Robuste Tiere aus dem Karst
Ursprünglich wurden die barocken Pferde im slowenischen Lipica gezüchtet, nach dem Ende der Monarchie auch im steirischen Piber. Nun soll nach der klassischen Reitkunst auch die Zucht Unesco-Weltkulturerbe werden.
Einen Tag vor den menschlichen Müttern stehen im Bundesgestüt Piber traditionell die Pferdemütter im Mittelpunkt. Familien aus der ganzen Steiermark kommen, wenn bei der traditionellen Muttertagsgala die weißen Stuten unter dem Sattel und vor prächtig herausgeputzten Wagen vorgeführt werden oder gemeinsam mit ihren Fohlen in der Herde durch die Reitbahn stürmen. Auch ein geschecktes Jungtier ist heuer dabei – eine Ausnahmeerscheinung.
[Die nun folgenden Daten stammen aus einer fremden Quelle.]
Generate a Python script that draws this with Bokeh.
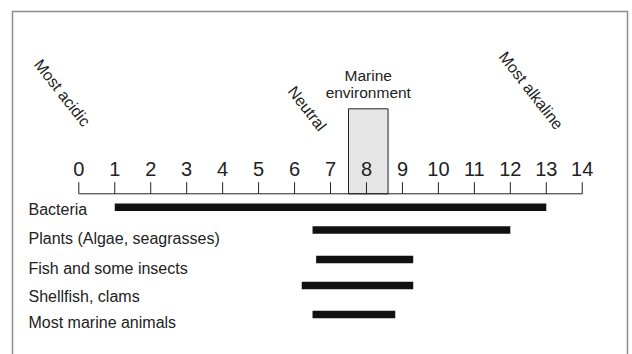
from bokeh.plotting import figure
from bokeh.models import Range1d, ColumnDataSource
from bokeh.core.properties import value
from bokeh.embed import file_html
from bokeh.resources import INLINE

# ---------------- data ----------------
categories = ["Bacteria", "Plants (Algae, seagrasses)", "Fish and some insects",
              "Shellfish, clams", "Most marine animals"]
ph_low = [1.0, 6.5, 6.6, 6.2, 6.5]
ph_high = [13.0, 12.0, 9.3, 9.3, 8.8]
tick_values = list(range(0, 15))
tick_labels = [str(t) for t in tick_values]
marine_env_low, marine_env_high = 7.5, 8.6
scale_notes = ["Most acidic", "Neutral", "Most alkaline"]

# ---------------- layout (pixels from top of figure) ----------------
W, H = 632, 354
PH0_PX = 78.3        # horizontal pixel of pH 0
PX_PER_PH = 35.96
x_start = -PH0_PX / PX_PER_PH
x_end = x_start + W / PX_PER_PH


def px2x(px):
    return x_start + px / PX_PER_PH


row_y = [206.7, 229.5, 259.0, 285.0, 314.0]
label_y = [209.0, 238.0, 268.0, 296.0, 322.0]
axis_y = 193.3
tick_top = 181.7
tick_label_y = 168.5
box_top = 108.3
note_x = [-0.46, 6.35, 12.58]
note_y = [92.3, 108.0, 90.0]

FONT = value("Liberation Sans")
TXT = "#222222"

p = figure(width=W, height=H, x_range=Range1d(x_start, x_end),
           y_range=Range1d(H, 0), output_backend="svg", toolbar_location=None,
           min_border=0, x_axis_location=None, y_axis_location=None)
p.grid.visible = False
p.outline_line_color = None
p.background_fill_color = "white"
p.border_fill_color = "white"

# frame
p.line(x=[px2x(12), px2x(12), px2x(627), px2x(627)], y=[H + 10, 11, 11, H + 10],
       line_color="#8c8c8c", line_width=1.5)

# marine environment box
p.quad(left=[marine_env_low], right=[marine_env_high], top=[box_top], bottom=[axis_y],
       fill_color="#e6e6e6", line_color="#222222", line_width=1)

# axis line and ticks
p.segment(x0=[tick_values[0]], x1=[tick_values[-1]], y0=[axis_y], y1=[axis_y],
          line_color="#222222", line_width=1)
p.segment(x0=tick_values, x1=tick_values, y0=[tick_top] * len(tick_values),
          y1=[axis_y] * len(tick_values), line_color="#222222", line_width=1)
p.text(x=tick_values, y=[tick_label_y] * len(tick_values), text=tick_labels,
       text_align="center", text_baseline="middle", text_font=FONT,
       text_font_size="20px", text_color=TXT)

# marine environment label
p.text(x=[(marine_env_low + marine_env_high) / 2] * 2, y=[75.0, 91.7],
       text=["Marine", "environment"], text_align="center", text_baseline="middle",
       text_font=FONT, text_font_size="15.5px", text_color=TXT)

# rotated notes
p.text(x=note_x, y=note_y, text=scale_notes, angle=-52, angle_units="deg",
       text_align="center", text_baseline="middle", text_font=FONT,
       text_font_size="16px", text_color=TXT)

# tolerance bars
src = ColumnDataSource(dict(y=row_y, left=ph_low, right=ph_high))
p.hbar(y="y", left="left", right="right", height=7.5, source=src,
       fill_color="#111111", line_color=None)

# category labels
p.text(x=[px2x(28)] * len(categories), y=label_y, text=categories,
       text_align="left", text_baseline="middle", text_font=FONT,
       text_font_size="16px", text_color=TXT)

open("out.html", "w").write(file_html(p, INLINE))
Idyllisch im grünen weststeirischen Hügelland gelegen, war Schloss Piber einst eigentlich ein Kloster des Stiftes St. Lambrecht. Doch schon 1798 wurde hier ein Gestüt zur Zucht von militärischen Pferden eingerichtet. Ab 1867 wurde es dem k. u. k. Landwirtschaftsministerium unterstellt. Mit dem Ersten Weltkrieg kamen dann die Lipizzaner, bis dahin hatte man die Tiere in Lipica in der Krain gezüchtet.
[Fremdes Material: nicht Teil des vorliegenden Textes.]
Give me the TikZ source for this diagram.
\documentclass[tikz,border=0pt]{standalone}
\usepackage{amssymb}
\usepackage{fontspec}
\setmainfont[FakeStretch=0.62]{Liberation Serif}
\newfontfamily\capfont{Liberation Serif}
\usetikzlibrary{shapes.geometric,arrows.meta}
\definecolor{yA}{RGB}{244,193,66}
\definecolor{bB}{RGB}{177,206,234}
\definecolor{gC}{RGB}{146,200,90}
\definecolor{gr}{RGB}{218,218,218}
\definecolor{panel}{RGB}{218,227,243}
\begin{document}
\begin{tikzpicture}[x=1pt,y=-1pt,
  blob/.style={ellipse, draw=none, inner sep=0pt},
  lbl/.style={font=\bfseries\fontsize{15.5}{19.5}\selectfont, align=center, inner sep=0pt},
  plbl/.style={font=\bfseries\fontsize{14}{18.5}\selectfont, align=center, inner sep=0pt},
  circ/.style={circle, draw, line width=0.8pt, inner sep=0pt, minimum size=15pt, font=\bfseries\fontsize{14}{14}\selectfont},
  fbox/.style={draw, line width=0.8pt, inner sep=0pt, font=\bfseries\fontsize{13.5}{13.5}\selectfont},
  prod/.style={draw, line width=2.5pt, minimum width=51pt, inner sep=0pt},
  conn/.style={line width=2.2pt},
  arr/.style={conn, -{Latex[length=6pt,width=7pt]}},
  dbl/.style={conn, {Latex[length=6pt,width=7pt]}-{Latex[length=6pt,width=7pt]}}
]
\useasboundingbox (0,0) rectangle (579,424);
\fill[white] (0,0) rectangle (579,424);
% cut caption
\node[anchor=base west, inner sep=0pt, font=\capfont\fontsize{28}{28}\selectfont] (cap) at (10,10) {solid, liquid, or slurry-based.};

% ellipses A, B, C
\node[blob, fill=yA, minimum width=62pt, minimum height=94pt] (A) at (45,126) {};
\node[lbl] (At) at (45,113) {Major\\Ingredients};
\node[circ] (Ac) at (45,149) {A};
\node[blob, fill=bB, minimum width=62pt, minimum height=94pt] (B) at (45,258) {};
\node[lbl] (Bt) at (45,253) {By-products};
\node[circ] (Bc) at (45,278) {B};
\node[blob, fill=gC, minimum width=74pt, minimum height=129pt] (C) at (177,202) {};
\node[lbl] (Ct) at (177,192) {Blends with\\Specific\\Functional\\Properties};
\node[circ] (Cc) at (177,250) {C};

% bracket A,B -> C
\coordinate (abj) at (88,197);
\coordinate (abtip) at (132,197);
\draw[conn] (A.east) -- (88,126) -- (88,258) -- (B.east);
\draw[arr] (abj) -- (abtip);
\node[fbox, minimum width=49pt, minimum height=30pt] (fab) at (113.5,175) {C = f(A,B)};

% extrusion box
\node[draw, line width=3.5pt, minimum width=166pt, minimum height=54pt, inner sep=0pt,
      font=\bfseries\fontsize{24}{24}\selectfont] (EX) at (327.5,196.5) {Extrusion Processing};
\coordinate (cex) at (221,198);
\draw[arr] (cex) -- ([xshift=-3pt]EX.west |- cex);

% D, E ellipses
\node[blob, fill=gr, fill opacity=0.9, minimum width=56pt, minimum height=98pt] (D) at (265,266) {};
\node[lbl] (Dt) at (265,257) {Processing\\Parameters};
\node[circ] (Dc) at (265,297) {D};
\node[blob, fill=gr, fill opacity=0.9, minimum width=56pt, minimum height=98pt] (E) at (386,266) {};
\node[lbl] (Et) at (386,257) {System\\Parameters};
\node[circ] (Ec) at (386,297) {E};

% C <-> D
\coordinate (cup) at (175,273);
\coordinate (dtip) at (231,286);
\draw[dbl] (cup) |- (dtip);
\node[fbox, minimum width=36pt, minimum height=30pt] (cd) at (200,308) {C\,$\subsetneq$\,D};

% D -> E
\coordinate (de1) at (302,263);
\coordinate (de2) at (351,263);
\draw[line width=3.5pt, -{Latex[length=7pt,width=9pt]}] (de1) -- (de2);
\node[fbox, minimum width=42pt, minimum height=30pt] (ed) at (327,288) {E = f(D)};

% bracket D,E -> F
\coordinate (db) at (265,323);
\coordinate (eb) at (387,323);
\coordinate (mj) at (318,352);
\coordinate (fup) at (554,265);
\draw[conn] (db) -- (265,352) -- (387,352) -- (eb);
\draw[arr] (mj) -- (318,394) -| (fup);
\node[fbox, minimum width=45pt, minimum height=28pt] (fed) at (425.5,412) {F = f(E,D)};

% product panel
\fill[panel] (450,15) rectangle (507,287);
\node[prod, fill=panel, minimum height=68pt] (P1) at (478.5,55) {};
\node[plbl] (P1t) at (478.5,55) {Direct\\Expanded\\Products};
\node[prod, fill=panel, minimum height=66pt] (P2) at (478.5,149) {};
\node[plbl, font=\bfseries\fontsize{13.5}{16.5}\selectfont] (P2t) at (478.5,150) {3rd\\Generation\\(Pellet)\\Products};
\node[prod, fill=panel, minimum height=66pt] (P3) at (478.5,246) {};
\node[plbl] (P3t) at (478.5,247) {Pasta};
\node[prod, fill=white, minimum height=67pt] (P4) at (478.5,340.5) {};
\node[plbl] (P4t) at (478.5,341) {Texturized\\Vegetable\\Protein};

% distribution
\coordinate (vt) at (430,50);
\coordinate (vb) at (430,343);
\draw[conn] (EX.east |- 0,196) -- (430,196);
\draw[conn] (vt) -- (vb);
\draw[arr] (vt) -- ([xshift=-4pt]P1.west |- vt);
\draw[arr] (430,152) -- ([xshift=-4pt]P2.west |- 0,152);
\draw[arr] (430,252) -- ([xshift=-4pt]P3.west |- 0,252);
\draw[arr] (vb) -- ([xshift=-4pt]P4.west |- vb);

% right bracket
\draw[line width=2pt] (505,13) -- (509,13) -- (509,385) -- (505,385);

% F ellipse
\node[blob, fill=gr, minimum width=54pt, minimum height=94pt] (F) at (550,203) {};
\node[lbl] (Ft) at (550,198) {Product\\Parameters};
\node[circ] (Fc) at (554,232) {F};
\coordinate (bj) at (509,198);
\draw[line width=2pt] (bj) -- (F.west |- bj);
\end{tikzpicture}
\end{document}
Ihren Ursprung hatte die Rasse in spanischen Pferden, die der Kaiser Maximilian II. 1562 erstmals nach Wien geholt hatte. Der Name Lipizzaner taucht freilich erst Ende des 18. Jahrhunderts auf, davor wurden die Pferde Karster genannt – nach dem rauen, gebirgigen Karst rund um Lipica, dem die Tiere ihre Robustheit und Langlebigkeit verdanken sollen. Erst vor ein paar Wochen wurde in Piber der Geburtstag von Neapolitano Nima I. gefeiert. Am 11. April 1979 um 2.40 Uhr geboren, ist er mit 40 Jahren der älteste bekannte Lipizzanerhengst der Welt.
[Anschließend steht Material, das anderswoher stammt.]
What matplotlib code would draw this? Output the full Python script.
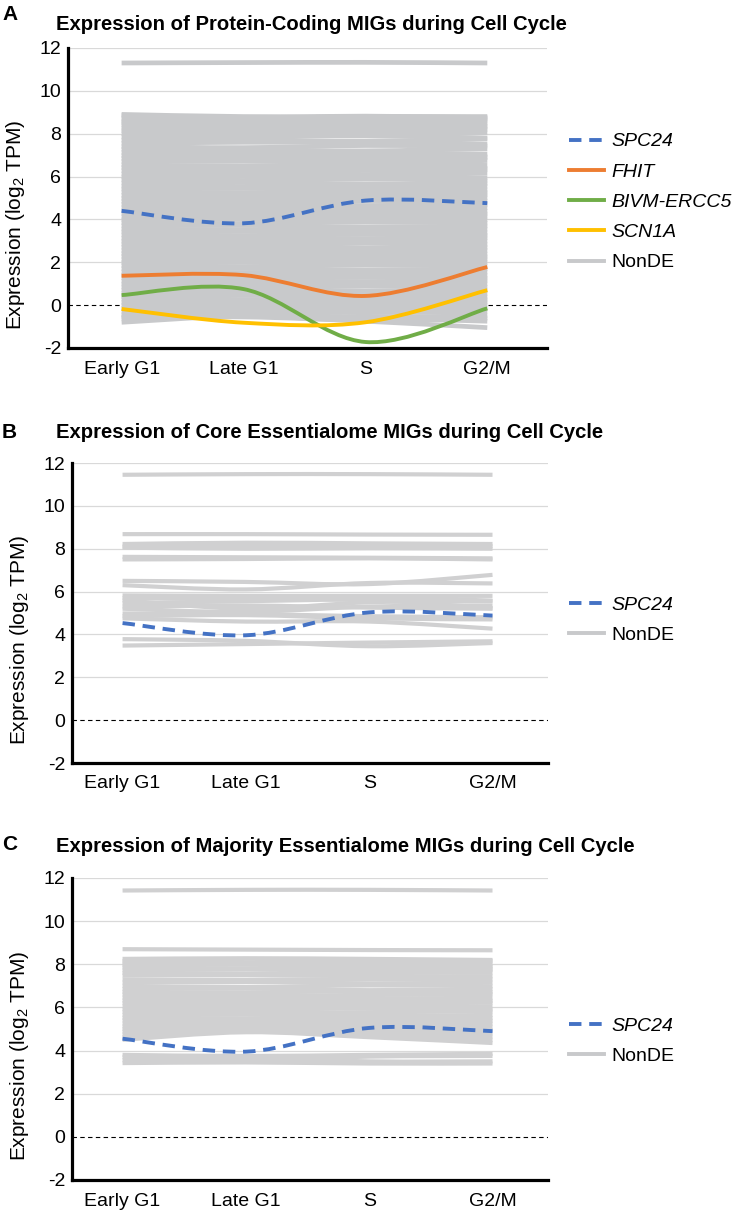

Rudi Kuzmicki, ehemaliger Geschäftsführer der Antenne Steiermark, hat dem ehemaligen Meister der Levade, der seit 14 Jahren in Pension ist, ein eigenes Buch gewidmet. Für ihn ist der Hengst „der Inbegriff des genetischen Codes der Lipizzaner“. Das Wissen um dessen Erhalt soll nun auch geschützt werden. Nach langem Zwist zwischen Slowenien, wo die Lipizzaner bis heute ebenfalls gezüchtet werden, und Österreich, wo sie in Wien in der Spanischen Hofreitschule Berühmtheit erlangten, will man nun gemeinsame Wege gehen.
Diese Woche erklärten Außenministerin Karin Kneissl und ihr slowenischer Amtskollege, Miro Cerar, im Tiroler Going, die Zucht der Tiere gemeinsam bei der Unesco als immaterielles Kulturerbe einzureichen. Mit dabei bei dem grenzüberschreitenden Antrag sind auch Bosnien-Herzegowina, Italien, Kroatien, die Slowakei und Ungarn. Das Wissen um die Lipizzanerzucht in Piber ist dabei schon seit 2016 österreichisches Unesco-Kulturerbe. Nun soll es aber den Sprung auf die Weltliste schaffen.